Concita De Gregorio per “la Repubblica”
La signora Anna Bettozzi, in arte Ana Bettz, faceva transitare i denari oltreconfine nascondendoli (300mila euro) in "uno stivale a coscia alta". Il suo avvocato si raccomandava all'autista (Augusto, non Ambrogio, alla guida di una Rolls Royce, comunque) di mettere la chiave della cassetta di sicurezza "nelle mutande".
Da anni mi chiedevo come potesse esserci tutto questo smercio di stivaloni lunghi un metro nella brevilinea popolazione italica.

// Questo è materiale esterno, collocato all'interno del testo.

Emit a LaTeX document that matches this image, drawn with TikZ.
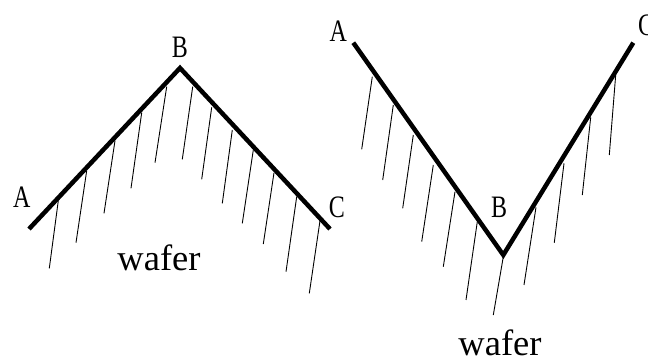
\documentclass[tikz,border=0pt]{standalone}
\usepackage{fontspec}
\setmainfont{Liberation Serif}
\newcommand{\tallcap}[1]{\scalebox{1}[1.3]{#1}}
\begin{document}
\begin{tikzpicture}[x=1pt,y=-1pt,
  surface/.style={line width=4.5pt, line join=miter, line cap=butt},
  hatch/.style={line width=0.9pt},
  lbl/.style={font=\fontsize{24}{24}\selectfont, inner sep=0pt},
  wlbl/.style={font=\fontsize{36.5}{36.5}\selectfont, inner sep=0pt, anchor=base}]
\useasboundingbox (0,0) rectangle (648,358);
% left figure
\coordinate (lA) at (29,229);
\coordinate (lB) at (180,68);
\coordinate (lC) at (330,229);
\draw[surface] (lA) -- (lB) -- (lC);
\foreach \x/\y/\u/\v in {58.3/200.7/49.3/268.3, 86.7/170.7/76/242.7, 115/140.7/104/213.3,
  141.7/112.7/131/188.3, 166.7/86.7/155/162.7, 192.7/86.7/182.3/159.3,
  211.7/107.3/201.7/179.3, 232.3/130/222.3/203.3, 253.3/150/242.3/223.3,
  274/172.7/263.3/244, 296.7/196.7/286/271.7, 320/220.7/309.3/293.3}
  \draw[hatch] (\x,\y) -- (\u,\v);
\node[lbl] (lAl) at (21.7,197.7) {\tallcap{A}};
\node[lbl] (lBl) at (180,47.5) {\tallcap{B}};
\node[lbl] (lCl) at (337,207) {\tallcap{C}};
\node[wlbl] (lw) at (159,270) {wafer};
% right figure
\coordinate (rA) at (353.3,42.7);
\coordinate (rB) at (503.3,255);
\coordinate (rC) at (633.3,42.7);
\draw[surface] (rA) -- (rB) -- (rC);
\foreach \x/\y/\u/\v in {372.3/76.7/361.7/149.3, 393.3/105/382.7/180, 413.3/135/402.7/208.3,
  433.3/165/421.7/241.7, 455/191.7/443.3/266.7, 477.3/221.7/466/300,
  503.3/256.7/493.3/315, 536/207.3/524/285, 564/163.3/554.3/242.7,
  590.7/117.3/582.3/195, 615.7/75/609.3/155}
  \draw[hatch] (\x,\y) -- (\u,\v);
\node[lbl] (rAl) at (338.3,31.7) {\tallcap{A}};
\node[lbl] (rBl) at (499,207.5) {\tallcap{B}};
\node[lbl] (rCl) at (646,25) {\tallcap{C}};
\node[wlbl] (rw) at (500,355) {wafer};
\end{tikzpicture}
\end{document}
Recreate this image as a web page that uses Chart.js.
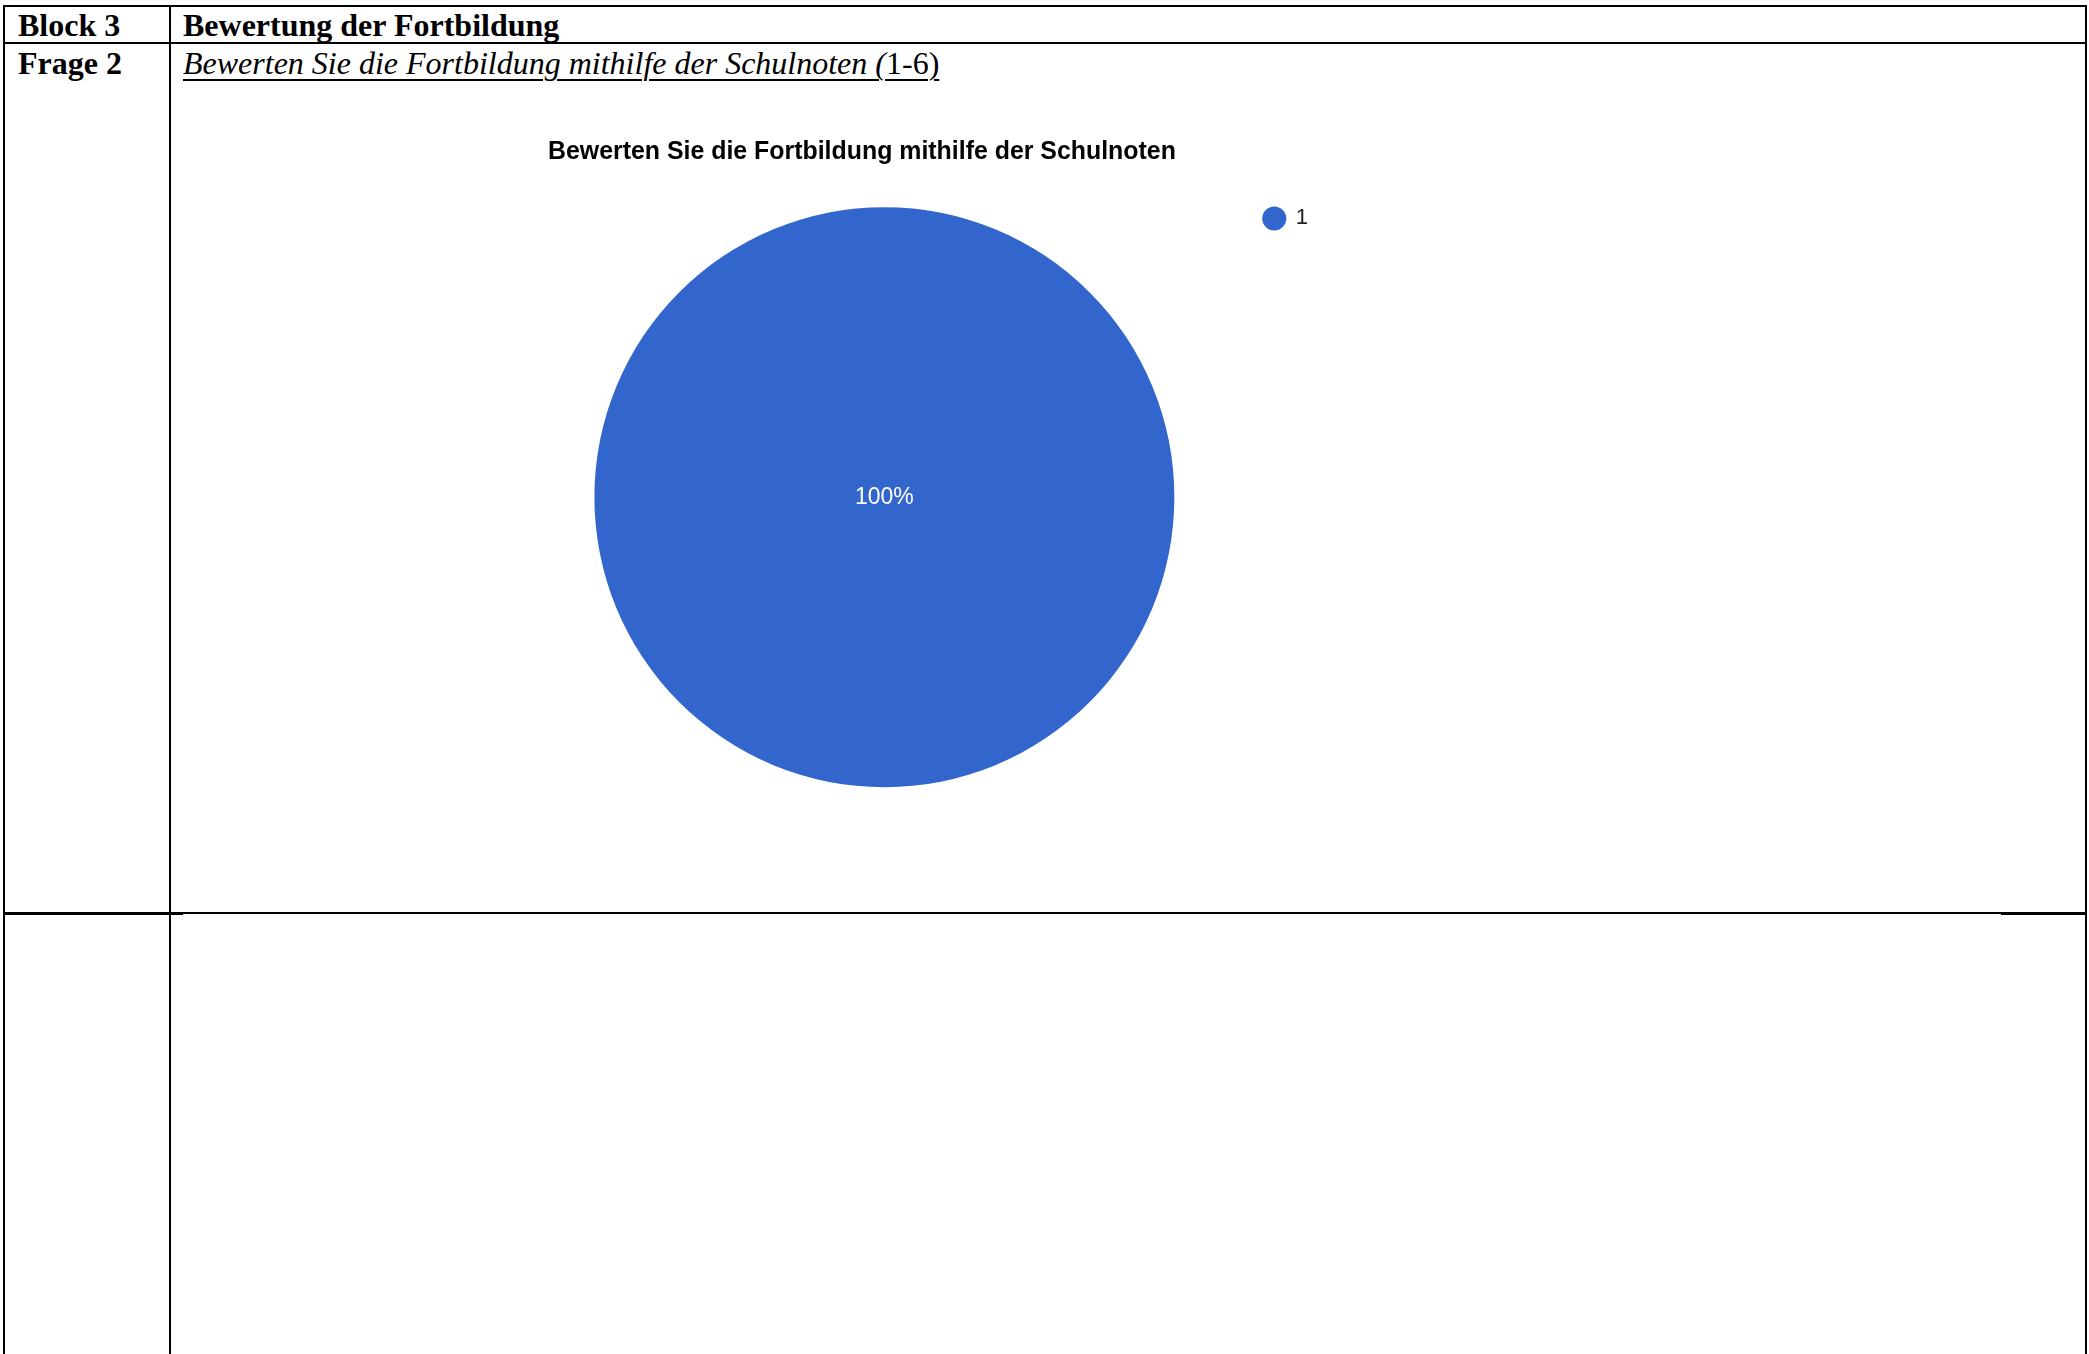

Non donano, è vero, ma rendono - capisco adesso. Sceneggiatori in crisi d'identità alla lettura delle cronache. L'eredità del marito petroliere premorto, i Casalesi, Gabriel Garko stipendiato (se capisco bene) per fingersi fidanzato, la villa in Costa Smeralda adiacente a quella di Silvio, le terrazze romane danzanti e fra gli ospiti il giudice Palamara, magistrato già noto per altre frequentazioni.
Le ambizioni canore non baciate dal successo anche per via di un talento distribuito in modo diseguale: più vivace per gli affari, meno per l'arte. La lingua, poi, immortalata nelle intercettazioni: "A Pie', io dietro c'ho la camorra. Tu 'ndo co vai". E la divisa da lavoro, dove lo stivalone all' inguine è il dettaglio sobrio. Colpisce, in questo stile di vita - chiamiamolo così, al netto dei reati contestati all'arresto - l'assoluta impermeabilità alle tragedie che colpiscono il 98 per cento della popolazione, come se l'epidemia e il lockdown lì non attecchissero.
Colpisce anche che il restante 2 per cento siano sempre gli stessi. In un missaggio psichedelico di mafie showbiz magistrati ex presidenti del Consiglio ecco riaffacciarsi Sandokan, della dinastia degli Schiavone, e persino il caro Lele Mora, in un cameo.